L’astuce a été de placer le tout dans Beyrouth. Ce Beyrouth aux mille visages, aux accents multiples, aux confessions cloisonnées et dont personne n’a l’exclusivité de la roublardise. Et c’est là tout le talent de la réalisatrice et des deux scénaristes-producteurs Faisal Sam Shaib et Louay Khraish : faire en sorte que chaque Libanais puisse se retrouver dans ce film, sans jamais jeter l’opprobre sur un groupe ou un autre, sans jamais deviner à quel groupe appartient l’héroïne, sans jamais déceler un indice qui pourrait nous aiguillonner. Un masterpiece dans l’art de dénoncer tout le monde sans pointer du doigt le fautif.

 

Ce tour de passe-passe génialement orchestré se déroule dans plus de 20 emplacements de la capitale qui ont été filmés en moins de 20 jours. L’intrigue avance autour d’une mobylette achetée pour faciliter la livraison des fatayers et son vol le lendemain. La course effrénée, à pied, de la jeune mère, superbement jouée par Diamand Abou Abboud, impeccable et implacable dans sa détermination, pour retrouver la moto rouge de son fils Kinan (Bilal Al Hamwi), met en relief, en l’absence de l’État (voir la scène typique du commissariat), la propension typique des Libanais à se rejeter la faute. Le tout, et c’est le plus de ce film charmant, avec beaucoup d’humour, malgré le tragique de la situation.

 

Mais ce n’est pas tout. La grande force du film réside dans la charge émotive que le spectateur éprouve et dont s’acquittent brillamment les acteurs, notamment Betty Taoutal, qui campe un personnage trituré d’émotions. Un rôle qui personnifie les situations qui caractérisent les libanais et dans lesquelles ils se retrouveront : L’espoir contre vents et marées, la douleur de la séparation, l’attente irraisonnée du retour de l’être aimé, la patience, la cohésion de la famille, l’abnégation et l’amour inconditionnel… Un florilège de sentiments libérés.

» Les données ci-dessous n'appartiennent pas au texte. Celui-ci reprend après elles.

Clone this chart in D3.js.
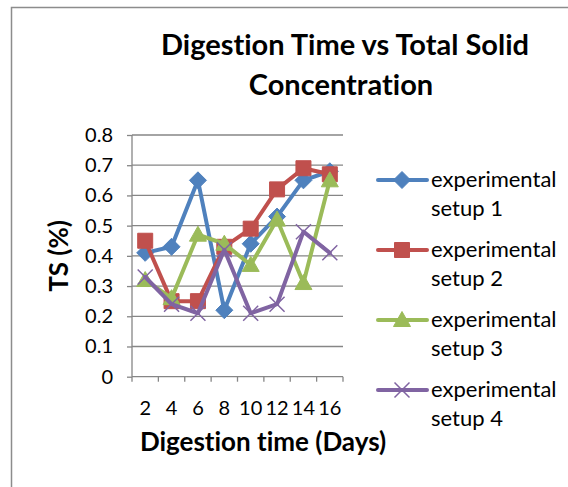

La résilience, les vies brisées, l’espoir fou d’un jour meilleur, la tendresse malgré tout … On l’aura compris, Mira Shaib a visé en plein dans le mille.  

 

Le film présenté par le Tribeca film Festival de New York, est en tournée mondiale dont : l’Asian World Film Festival à Pékin, des Premières à Paris, en Australie, au Ciné Fem 12, au Festival du Monde Arabe de Montréal, une séance (prévue avant l’inondation) à la Mostra de Valencia, au Festival international de Carthage en décembre 2024, celui du Caire en 2025, bientôt San Francisco, Los Angeles…  et sur tous les écrans au Canada et aux Etats-Unis… et bien sûr toujours en salle à Beyrouth.